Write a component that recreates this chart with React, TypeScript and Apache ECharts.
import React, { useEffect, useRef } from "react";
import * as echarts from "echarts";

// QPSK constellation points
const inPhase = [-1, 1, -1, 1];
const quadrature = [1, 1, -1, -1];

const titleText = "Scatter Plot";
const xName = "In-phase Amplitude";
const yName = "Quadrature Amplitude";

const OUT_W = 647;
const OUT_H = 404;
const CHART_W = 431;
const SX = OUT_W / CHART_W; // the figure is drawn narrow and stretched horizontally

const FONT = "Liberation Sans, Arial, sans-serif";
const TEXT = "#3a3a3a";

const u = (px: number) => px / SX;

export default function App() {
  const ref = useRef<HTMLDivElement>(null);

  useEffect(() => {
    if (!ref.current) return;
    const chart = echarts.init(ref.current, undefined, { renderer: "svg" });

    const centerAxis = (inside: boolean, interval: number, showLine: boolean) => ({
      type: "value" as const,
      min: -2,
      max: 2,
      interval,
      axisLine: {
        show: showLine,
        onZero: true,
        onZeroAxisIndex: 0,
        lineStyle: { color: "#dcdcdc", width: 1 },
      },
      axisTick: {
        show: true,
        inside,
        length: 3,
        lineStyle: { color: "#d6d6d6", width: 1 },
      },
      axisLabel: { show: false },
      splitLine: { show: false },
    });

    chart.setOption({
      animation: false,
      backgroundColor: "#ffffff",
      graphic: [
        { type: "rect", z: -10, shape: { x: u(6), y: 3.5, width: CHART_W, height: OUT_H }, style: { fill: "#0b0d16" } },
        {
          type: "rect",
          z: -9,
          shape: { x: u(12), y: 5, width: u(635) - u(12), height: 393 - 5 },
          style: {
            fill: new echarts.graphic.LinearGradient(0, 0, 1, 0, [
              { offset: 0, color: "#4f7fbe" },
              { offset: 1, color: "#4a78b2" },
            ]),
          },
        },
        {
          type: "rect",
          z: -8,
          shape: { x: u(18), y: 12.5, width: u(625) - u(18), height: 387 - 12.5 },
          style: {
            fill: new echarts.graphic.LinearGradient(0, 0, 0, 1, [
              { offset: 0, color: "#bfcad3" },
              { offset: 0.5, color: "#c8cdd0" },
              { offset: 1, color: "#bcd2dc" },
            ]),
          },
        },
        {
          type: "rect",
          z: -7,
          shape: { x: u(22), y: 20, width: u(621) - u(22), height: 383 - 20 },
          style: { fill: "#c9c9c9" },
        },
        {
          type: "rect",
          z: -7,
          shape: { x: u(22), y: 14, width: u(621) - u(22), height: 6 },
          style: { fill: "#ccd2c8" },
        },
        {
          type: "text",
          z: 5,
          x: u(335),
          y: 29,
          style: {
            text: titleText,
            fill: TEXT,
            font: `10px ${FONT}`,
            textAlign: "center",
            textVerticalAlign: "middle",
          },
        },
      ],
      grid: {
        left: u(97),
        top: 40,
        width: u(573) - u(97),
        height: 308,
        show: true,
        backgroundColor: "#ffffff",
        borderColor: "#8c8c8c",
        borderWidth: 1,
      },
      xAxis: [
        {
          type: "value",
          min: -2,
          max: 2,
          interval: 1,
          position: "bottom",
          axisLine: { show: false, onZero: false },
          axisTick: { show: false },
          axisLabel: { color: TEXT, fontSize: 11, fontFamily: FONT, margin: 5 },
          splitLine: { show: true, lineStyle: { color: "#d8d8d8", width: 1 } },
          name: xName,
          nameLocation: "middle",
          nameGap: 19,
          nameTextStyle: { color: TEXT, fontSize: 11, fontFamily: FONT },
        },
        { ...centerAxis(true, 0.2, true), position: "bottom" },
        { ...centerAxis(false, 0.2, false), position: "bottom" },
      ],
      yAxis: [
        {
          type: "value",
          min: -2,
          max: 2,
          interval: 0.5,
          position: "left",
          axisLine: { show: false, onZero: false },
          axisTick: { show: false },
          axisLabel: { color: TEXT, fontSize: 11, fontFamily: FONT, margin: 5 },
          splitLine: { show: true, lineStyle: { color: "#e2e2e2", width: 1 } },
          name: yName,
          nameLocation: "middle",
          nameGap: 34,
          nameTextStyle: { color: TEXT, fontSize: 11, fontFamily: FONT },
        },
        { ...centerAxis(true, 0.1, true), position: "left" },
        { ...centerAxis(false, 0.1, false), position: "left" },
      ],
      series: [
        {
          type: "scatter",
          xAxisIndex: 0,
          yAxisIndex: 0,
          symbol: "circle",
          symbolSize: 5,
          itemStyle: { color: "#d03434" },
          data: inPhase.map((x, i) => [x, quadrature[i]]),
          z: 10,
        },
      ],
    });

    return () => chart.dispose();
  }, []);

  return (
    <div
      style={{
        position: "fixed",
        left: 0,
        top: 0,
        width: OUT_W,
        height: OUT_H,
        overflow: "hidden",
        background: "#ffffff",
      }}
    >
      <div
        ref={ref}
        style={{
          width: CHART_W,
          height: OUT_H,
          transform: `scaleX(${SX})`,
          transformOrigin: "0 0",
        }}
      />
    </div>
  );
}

Stated task – Quote every line of the data, word for word.

Exercise solution –
Write a component that recreates this chart with React, TypeScript and Apache ECharts.
import React, { useEffect, useRef } from "react";
import * as echarts from "echarts";

// QPSK constellation points
const inPhase = [-1, 1, -1, 1];
const quadrature = [1, 1, -1, -1];

const titleText = "Scatter Plot";
const xName = "In-phase Amplitude";
const yName = "Quadrature Amplitude";

const OUT_W = 647;
const OUT_H = 404;
const CHART_W = 431;
const SX = OUT_W / CHART_W; // the figure is drawn narrow and stretched horizontally

const FONT = "Liberation Sans, Arial, sans-serif";
const TEXT = "#3a3a3a";

const u = (px: number) => px / SX;

export default function App() {
  const ref = useRef<HTMLDivElement>(null);

  useEffect(() => {
    if (!ref.current) return;
    const chart = echarts.init(ref.current, undefined, { renderer: "svg" });

    const centerAxis = (inside: boolean, interval: number, showLine: boolean) => ({
      type: "value" as const,
      min: -2,
      max: 2,
      interval,
      axisLine: {
        show: showLine,
        onZero: true,
        onZeroAxisIndex: 0,
        lineStyle: { color: "#dcdcdc", width: 1 },
      },
      axisTick: {
        show: true,
        inside,
        length: 3,
        lineStyle: { color: "#d6d6d6", width: 1 },
      },
      axisLabel: { show: false },
      splitLine: { show: false },
    });

    chart.setOption({
      animation: false,
      backgroundColor: "#ffffff",
      graphic: [
        { type: "rect", z: -10, shape: { x: u(6), y: 3.5, width: CHART_W, height: OUT_H }, style: { fill: "#0b0d16" } },
        {
          type: "rect",
          z: -9,
          shape: { x: u(12), y: 5, width: u(635) - u(12), height: 393 - 5 },
          style: {
            fill: new echarts.graphic.LinearGradient(0, 0, 1, 0, [
              { offset: 0, color: "#4f7fbe" },
              { offset: 1, color: "#4a78b2" },
            ]),
          },
        },
        {
          type: "rect",
          z: -8,
          shape: { x: u(18), y: 12.5, width: u(625) - u(18), height: 387 - 12.5 },
          style: {
            fill: new echarts.graphic.LinearGradient(0, 0, 0, 1, [
              { offset: 0, color: "#bfcad3" },
              { offset: 0.5, color: "#c8cdd0" },
              { offset: 1, color: "#bcd2dc" },
            ]),
          },
        },
        {
          type: "rect",
          z: -7,
          shape: { x: u(22), y: 20, width: u(621) - u(22), height: 383 - 20 },
          style: { fill: "#c9c9c9" },
        },
        {
          type: "rect",
          z: -7,
          shape: { x: u(22), y: 14, width: u(621) - u(22), height: 6 },
          style: { fill: "#ccd2c8" },
        },
        {
          type: "text",
          z: 5,
          x: u(335),
          y: 29,
          style: {
            text: titleText,
            fill: TEXT,
            font: `10px ${FONT}`,
            textAlign: "center",
            textVerticalAlign: "middle",
          },
        },
      ],
      grid: {
        left: u(97),
        top: 40,
        width: u(573) - u(97),
        height: 308,
        show: true,
        backgroundColor: "#ffffff",
        borderColor: "#8c8c8c",
        borderWidth: 1,
      },
      xAxis: [
        {
          type: "value",
          min: -2,
          max: 2,
          interval: 1,
          position: "bottom",
          axisLine: { show: false, onZero: false },
          axisTick: { show: false },
          axisLabel: { color: TEXT, fontSize: 11, fontFamily: FONT, margin: 5 },
          splitLine: { show: true, lineStyle: { color: "#d8d8d8", width: 1 } },
          name: xName,
          nameLocation: "middle",
          nameGap: 19,
          nameTextStyle: { color: TEXT, fontSize: 11, fontFamily: FONT },
        },
        { ...centerAxis(true, 0.2, true), position: "bottom" },
        { ...centerAxis(false, 0.2, false), position: "bottom" },
      ],
      yAxis: [
        {
          type: "value",
          min: -2,
          max: 2,
          interval: 0.5,
          position: "left",
          axisLine: { show: false, onZero: false },
          axisTick: { show: false },
          axisLabel: { color: TEXT, fontSize: 11, fontFamily: FONT, margin: 5 },
          splitLine: { show: true, lineStyle: { color: "#e2e2e2", width: 1 } },
          name: yName,
          nameLocation: "middle",
          nameGap: 34,
          nameTextStyle: { color: TEXT, fontSize: 11, fontFamily: FONT },
        },
        { ...centerAxis(true, 0.1, true), position: "left" },
        { ...centerAxis(false, 0.1, false), position: "left" },
      ],
      series: [
        {
          type: "scatter",
          xAxisIndex: 0,
          yAxisIndex: 0,
          symbol: "circle",
          symbolSize: 5,
          itemStyle: { color: "#d03434" },
          data: inPhase.map((x, i) => [x, quadrature[i]]),
          z: 10,
        },
      ],
    });

    return () => chart.dispose();
  }, []);

  return (
    <div
      style={{
        position: "fixed",
        left: 0,
        top: 0,
        width: OUT_W,
        height: OUT_H,
        overflow: "hidden",
        background: "#ffffff",
      }}
    >
      <div
        ref={ref}
        style={{
          width: CHART_W,
          height: OUT_H,
          transform: `scaleX(${SX})`,
          transformOrigin: "0 0",
        }}
      />
    </div>
  );
}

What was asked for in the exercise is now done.